Before starting this blog, I read somewhere that the two keys to a good blog post are asking a question in the title and make predictions.  It seems like a cheap gimmick, yet here we are.    

Before Looking Forward, Let's Look Back

Average U.S. home prices rose 5.6% in 2016, with much of the appreciation continuing to take place at the high end of the market. Since 2000, homes in zip codes where the median value is in the $500,000 to $1 million range are up 103%; but in regions where homes are in the $100,000-150,000 range, that period’s appreciation is only 24%.

The End of the Empty Nest

One reason that some observers believe that the market is not yet peaking is that homeownership rates remain historically low, especially among young people.  Despite a rebounding economy and recent job growth, almost 40% of persons between the ages of 18 and 34 are doubling up with parents or other family members, the largest percentage since 1940.                                

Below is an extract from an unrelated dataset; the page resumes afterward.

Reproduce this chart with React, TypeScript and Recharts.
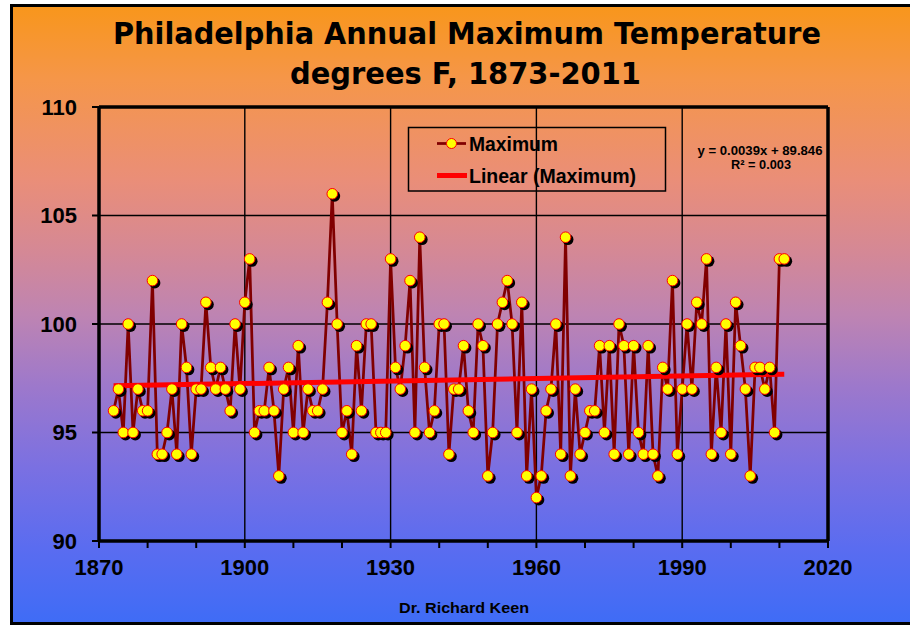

Rising rents and difficult mortgage-lending standards in the post housing bubble crisis are considered two of the culprits, while others have pointed to behavioral shifts among the younger generation who aren't interested in being tied down.  In addition to low home ownership, they are more likely to change jobs, wait later to start a family, and are buying fewer cars. 

What Does this Mean?

As someone who thought Donald Trump would lose in a landslide and declared the Patriots where done somewhere in the 3rd quarter of the Super Bowl, I realize I should be careful about prognosticating.  However, from my research I feel that the rental market will continue to be steady as home ownership will be out of reach for many for the reasons mentioned above (tight credit standards, flat wage growth, low interest among millenials). 

In terms of home prices, I feel we are in the 7th inning of the current housing cycle.  There might be a few more good years, but at some point we are bound for a down turn. From our personal experience, we've seen unrealistic expectations from many sellers, which lead us to believe even more in the importance of our approach of buying off-market from motivated sellers who own under performing properties.